The first duty of the probate court is to settle the debts of the estate. This usually means: paying creditor claims, paying taxes and making distributions to beneficiaries. It is the job of the court to make sure that all proceedings are legal and to decide when the estate is closed. They may also reside over claims that are made against the estate during probate. Remember: a will is a public document and therefore can be contested. Because of this, when there is a claim it is the court’s function to mediate.
Not all property held by someone needs to go through probate and most states set a qualifying amount. However, this number is usually low enough that most end up needing to go through the process. For example: in the state of Illinois a probatable estate is anything in excess of $100,000. The first step is opening the estate. Papers need to be filed in the jurisdiction where the decedent lived. Usually this is started using an attorney and sometimes, an attorney is mandatory. If there is a will an order must be made file the original document with the court. They can then determine that it is legal and proper to aid in administering of the estate. Finally, another petition must be used to appoint an executor or personal representative to act on the estate’s behalf. If there isn’t a will in place that designates one, a spouse or family member, will need to petition the court to appoint one. This is decided based on whom the court believes will uphold the wishes of the decedent. A common misconception is that a will avoids probate. This is not the case; it merely simplifies the probate proceedings and gives clearer instructions as to how the estate is handled.
Once the executor is assigned they must begin gathering the estate’s assets. The most difficult part of this involves showing what was owned and under what legal title. Once this has been established the person of beneficial interest is determined and the executor must make sure that the assets are distributed to the correct person or entity. The executor must also inform all creditors that the estate is open to ensure that once closed a creditor can’t come back to make a claim.
If there is a claim, there are two options: It can either be paid or contested. In paying it, a release should be sent from the creditor acknowledging payment and releasing the estate of its liability. But, if contested, the estate must file an objection. It’s important to remember that the cost of fighting a claim (i.e. court and attorney fees) must be weighed against the cost of paying outright.
After all claims and taxes have been settled, the remaining assets can then be distributed to beneficiaries. Once finished, procedures can start to close out the estate. A petition is filed and the court must see releases from all creditors. It must also see paperwork showing that all tax liability on the federal and state level has been resolved. Finally, receipts and releases from all beneficiaries must be submitted and the court can then rule that the estate has been closed.

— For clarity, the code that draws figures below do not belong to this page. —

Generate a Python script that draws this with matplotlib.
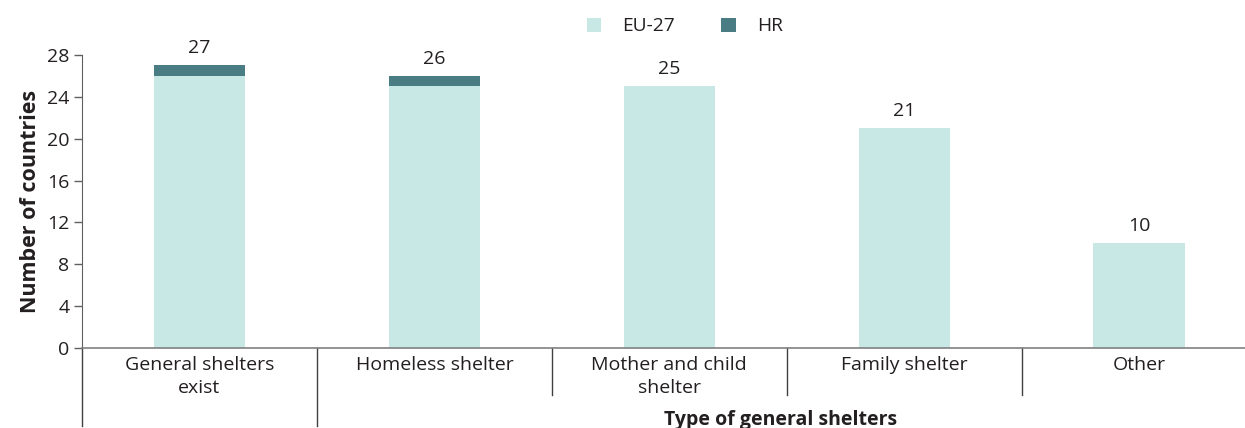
import numpy as np
import matplotlib.pyplot as plt
import matplotlib.transforms as mtransforms

plt.rcParams['font.family'] = ['Open Sans', 'DejaVu Sans']

# -------------------------
# Data
# -------------------------
categories = ["General shelters\nexist", "Homeless shelter", "Mother and child\nshelter",
              "Family shelter", "Other"]
eu27 = [26, 25, 25, 21, 10]
hr = [1, 1, 0, 0, 0]
totals = [a + b for a, b in zip(eu27, hr)]
yticks = [0, 4, 8, 12, 16, 20, 24, 28]

c_eu = "#c8e8e6"
c_hr = "#4a7c84"
txt = "#231f20"

# -------------------------
# Plot
# -------------------------
fig = plt.figure(figsize=(12.45, 4.28), dpi=100)
ax = fig.add_axes([82 / 1245, 80 / 428, 1 - 82 / 1245, 293 / 428])

x = np.arange(len(categories))
w = 0.39
ax.bar(x, eu27, w, color=c_eu, label="EU-27", zorder=2)
ax.bar(x, hr, w, bottom=eu27, color=c_hr, label="HR", zorder=2)

for xi, t in zip(x, totals):
    ax.text(xi, t + 0.8, str(t), ha="center", va="bottom", fontsize=14, color=txt)

ax.set_ylim(0, 28)
ax.set_xlim(-0.5, 4.45)
ax.set_yticks(yticks)
ax.tick_params(axis="y", labelsize=14, colors="#606060", labelcolor=txt, length=6, width=1, pad=3)
ax.set_xticks(x)
ax.set_xticklabels(categories, fontsize=14, color=txt, linespacing=1.3)
ax.tick_params(axis="x", length=0, pad=6)

for s in ["top", "right"]:
    ax.spines[s].set_visible(False)
ax.spines["left"].set_color("#606060")
ax.spines["bottom"].set_color("#808080")
ax.spines["bottom"].set_linewidth(1.2)

ax.set_ylabel("Number of countries", fontsize=15.5, fontweight="bold", color=txt, labelpad=4)

# group separators below axis
trans = mtransforms.blended_transform_factory(ax.transData, ax.transAxes)
for xs, y0 in [(-0.5, -0.265), (0.5, -0.265), (1.5, -0.16), (2.5, -0.16), (3.5, -0.16)]:
    ax.plot([xs, xs], [0, y0], transform=trans, color="#404040", lw=1, clip_on=False)

ax.text(2.475, -0.21, "Type of general shelters", transform=trans, ha="center", va="top",
        fontsize=14, fontweight="bold", color=txt)

leg = fig.legend(loc="upper center", bbox_to_anchor=(0.55, 1.0), ncol=2, frameon=False,
                 fontsize=13.8, handlelength=0.75, handleheight=0.75, columnspacing=2.4,
                 handletextpad=1.1)
for t in leg.get_texts():
    t.set_color(txt)

fig.savefig("out.png", dpi=100)
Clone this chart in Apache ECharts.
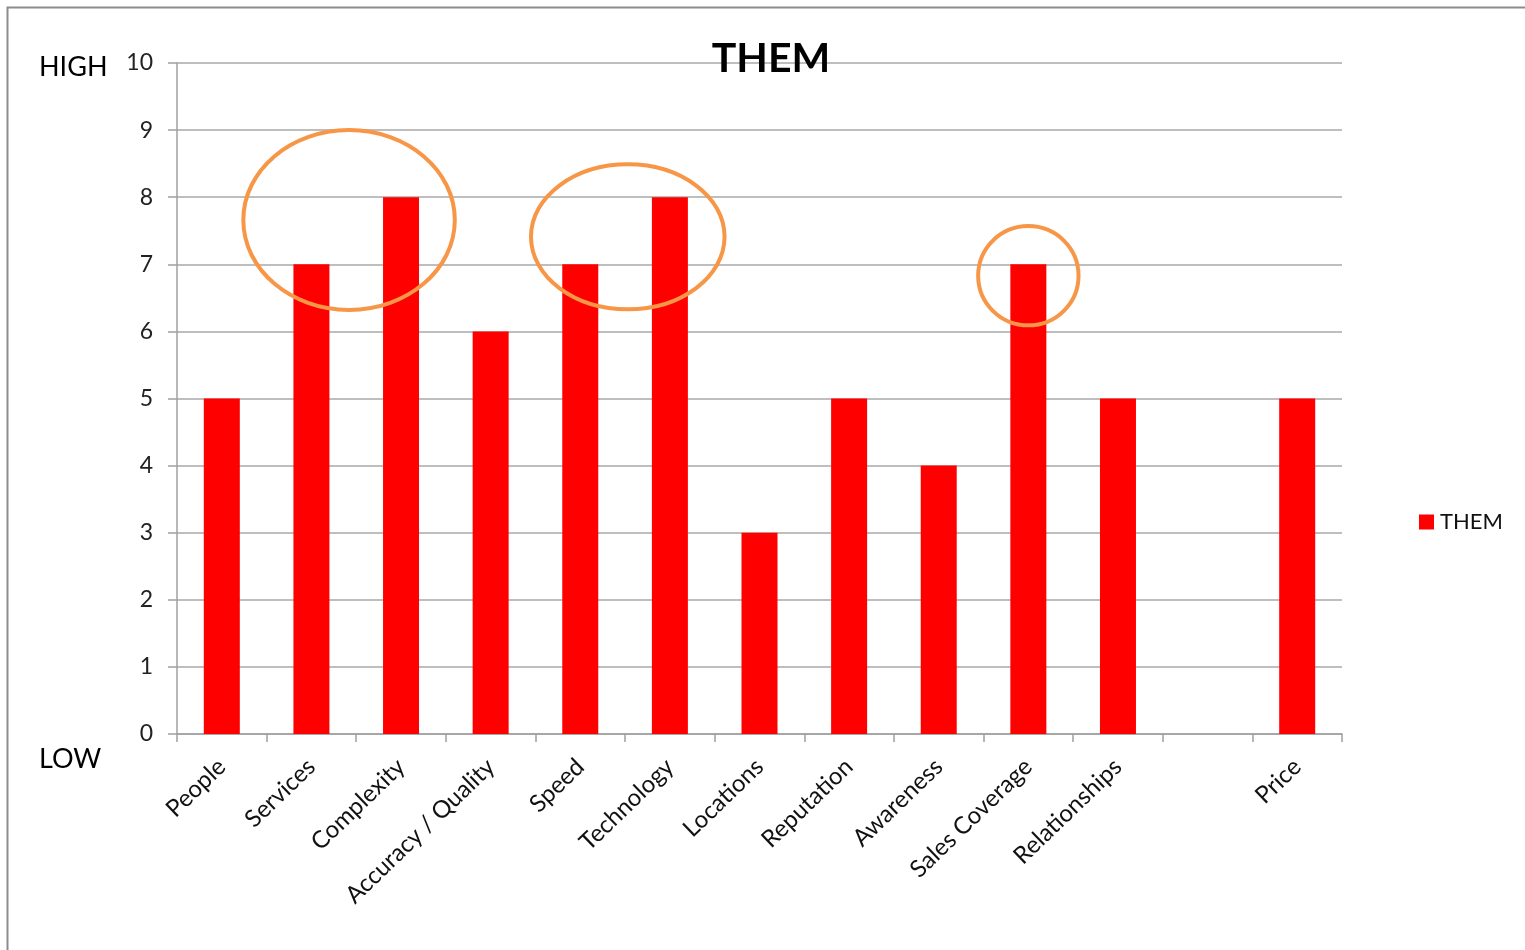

Some points to remember about the probate process are the potential for great cost and a large loss of time. There is also the fact that since it is overseen by the court it is a public process. There are precautions that can be taken to avoid much of the hassle associated with probate so consider consulting with an attorney and financial professional. They can help you make the most informed decisions. With a little bit of education and planning you can make sure your final wishes are carried out and the bulk of your estate passes to your heirs.
In no way does this article take the place of the advice of professionals. Always consult with a financial professional and/or attorney regarding matters specific to the state in which you reside.